Chapter XII. Baalbec and Lebanon.
Departure from Damascus - The Fountains of the Pharpar - Pass of the
Anti-Lebanon - Adventure with the Druses - The Range of Lebanon - The Demon
of Hasheesh departs - Impressions of Baalbec - The Temple of the
Sun - Titanic Masonry - The Ruined Mosque - Camp on Lebanon - Rascality of
the Guide - The Summit of Lebanon - The Sacred Cedars - The Christians of
Lebanon - An Afternoon in Eden - Rugged Travel - We Reach the Coast - Return
"Peor and Baaelim
Forsake their temples dim."
"The cedars wave on Lebanon,
But Judah's statelier maids are gone."
Beyrout, Thursday, May 27, 1852.
After a stay of eight days in Damascus, we called our men, Dervish and Mustapha, again into requisition, loaded our enthusiastic mules, and mounted our despairing horses. There were two other parties on the way to Baalbec - an English gentleman and lady, and a solitary Englishman, so that our united forces made an imposing caravan. There is always a custom-house examination, not on entering, but on issuing from an Oriental city, but travellers can avoid it by procuring the company of a Consular Janissary as far as the gate. Mr. Wood, the British Consul, lent us one of his officers for the occasion, whom we found waiting, outside of the wall, to receive his private fee for the service. We mounted the long, barren hill west of the plain, and at the summit, near the tomb of a Moslem shekh, turned to take a last long look at the bowery plain, and the minarets of the city, glittering through the blue morning vapor.
A few paces further on the rocky road, a different scene presented itself to us. There lay, to the westward, a long stretch of naked yellow mountains, basking in the hot glare of the sun, and through the centre, deep down in the heart of the arid landscape, a winding line of living green showed the course of the Barrada. We followed the river, until the path reached an impassable gorge, which occasioned a detour of two or three hours. We then descended to the bed of the dell, where the vegetation, owing to the radiated heat from the mountains and the fertilizing stimulus of the water below, was even richer than on the plain of Damascus. The trees were plethoric with an overplus of life. The boughs of the mulberries were weighed down with the burden of the leaves; pomegranates were in a violent eruption of blossoms; and the foliage of the fig and poplar was of so deep a hue that it shone black in the sun.

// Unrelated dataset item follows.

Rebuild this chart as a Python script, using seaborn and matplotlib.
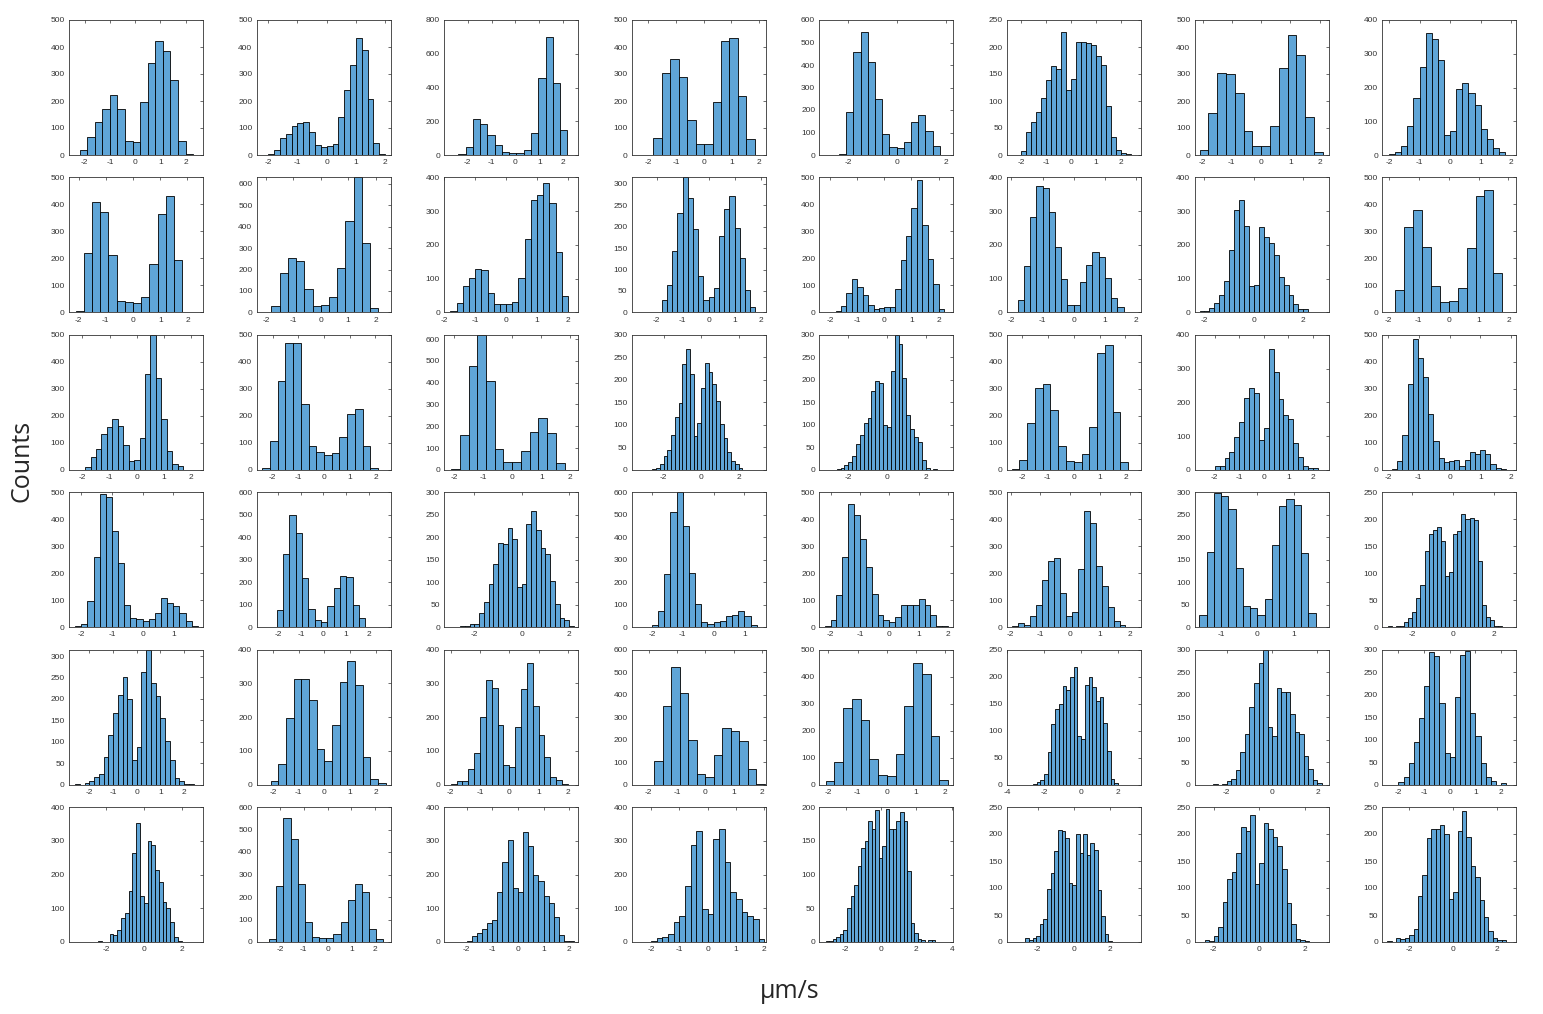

Passing through a gateway of rock, so narrow that we were often obliged to ride in the bed of the stream, we reached a little meadow, beyond which was a small hamlet, almost hidden in the leaves. Here the mountains again approached each other, and from the side of that on the right hand, the main body of the Barrada, or Pharpar, gushed forth in one full stream. The fountain is nearly double the volume of that of the Jordan at Banias, and much more beautiful. The foundations of an ancient building, probably a temple, overhang it, and tall poplars and sycamores cover it with impenetrable shade. From the low aperture, where it bursts into the light, its waters, white with foam, bound away flashing in the chance rays of sunshine, until they are lost to sight in the dense, dark foliage. We sat an hour on the ruined walls, listening to the roar and rush of the flood, and enjoying the shade of the walnuts and sycamores. Soon after leaving, our path crossed a small stream, which comes down to the Barrada from the upper valleys of the Anti-Lebanon, and entered a wild pass, faced with cliffs of perpendicular rock. An old bridge, of one arch, spanned the chasm, out of which we climbed to a tract of high meadow land. In the pass there were some fragments of ancient columns, traces of an aqueduct, and inscriptions on the rocks, among which Mr. H. found the name of Antoninus. The place is not mentioned in any book of travel I have seen, as it is not on the usual road from Damascus to Baalbec.